All of the above shifted tone and content dramatically the next day when we began Lent with an early morning Mass and the distibution of ashes on the forehead. 'The Lenten Spring has come, the time of repentance. O brothers, let us cleanse ourselves from all evil, crying out to the Giver of Life, 'Glory to Thee, O Lover of Man!' This hymn rang out as we began the Church's annual season of repentance and mercy, fasting and prayer and journeying towards the beauty of Easter.

We have no special communal fasting during Lent itself--it is left to the individual and what he or she can do. After all, we have young men doing heavy manual labor in the bush, along with not-so-young members doing much less physically arduous work. We keep serving the same type and amount of food, in other words, and people can figure out themselves what they need to do.

A key Lenten element here is the hymn we sing at Lauds every morning--'Open to Me the Doors of Repentance', which lays out the simple, sad reality of our sinfulness in no uncertain terms ("When I think of the many evil things I have done, wretch that I am, I tremble at the fearful day of judgment"), but always with an immediate turn to the mercy of God ("Like David, I cry to thee, have mercy on me O God, according to your great mercy!").

At the end of Lauds we pray the great Lenten Prayer of St. Ephrem the Syrian. I wrote a whole commentary about it two years ago. It is a great invitation to ongoing humility, reflection, and especially non-judgmental love of one another.

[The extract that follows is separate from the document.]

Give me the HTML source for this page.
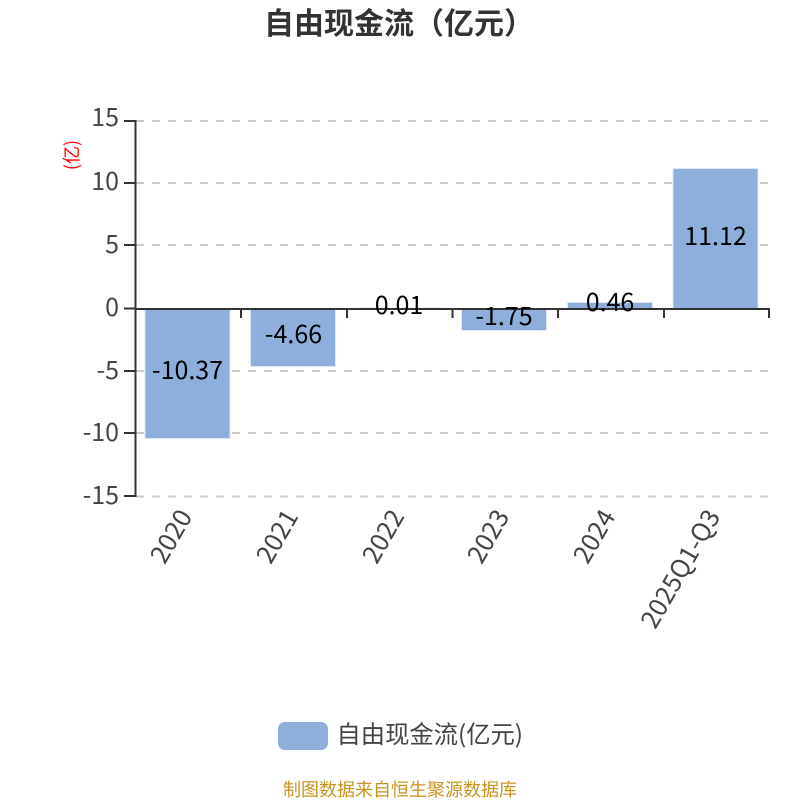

So that is the liturgical scene. In our work life, this week was the annual floor oiling in the dining room. This is the proper care and feeding of the hardwood floor in our main house dining room. It needs a coat of oil each year to protect it from the wear and tear of many, many feet. The carpenters do it in stages so that we can continue to use the dining room during the process, which takes about four days all together, blocking off one half of the room and having us eat in the other half, and then the reverse. It is all a little cramped and cozy--a good chance for us to practice mutual consideration and kindness as we all squeeze in a bit close.

The other major work reality is that, like most of Eastern North America, we are in the grip of severe cold right now. It was - 40 C this morning , according to the thermometer, and that is not counting the wind chill. This kind of weather up in this wilderness requires attentiveness and care about wood fires and the like, and serious care about even going outside for any length of time. This level of coldness can lead to frostbite very quickly indeed.

What else? The men are working (severe cold notwithstanding) in the bush, cutting down trees for fire wood. The MH staff are having their Friday afternoon study groups. This is something we do at this time of year when, at least for most of the community, it is a somewhat quieter season -- take some time during the week to study something or other for personal enrichment. People are doing a wide variety of things this year--everything from folk dancing to knitting to the intersection of science and theology to Pope Francis' writings on mercy to a Catholic understanding of gender issues. We are a really diverse community, and the interests are always quite varied.

As I always say at about this point in this column, I know there's a whole lot more going on, but that's all I can think of. Being away as I have been and taken up with catching up as I have been (unlike most of the community, this is NOT my quieter time of year), this is even more so than usual. Be assured that in the midst of all of it we are praying for all of you and for the world, and striving to offer our lives in service and prayer for and through it all.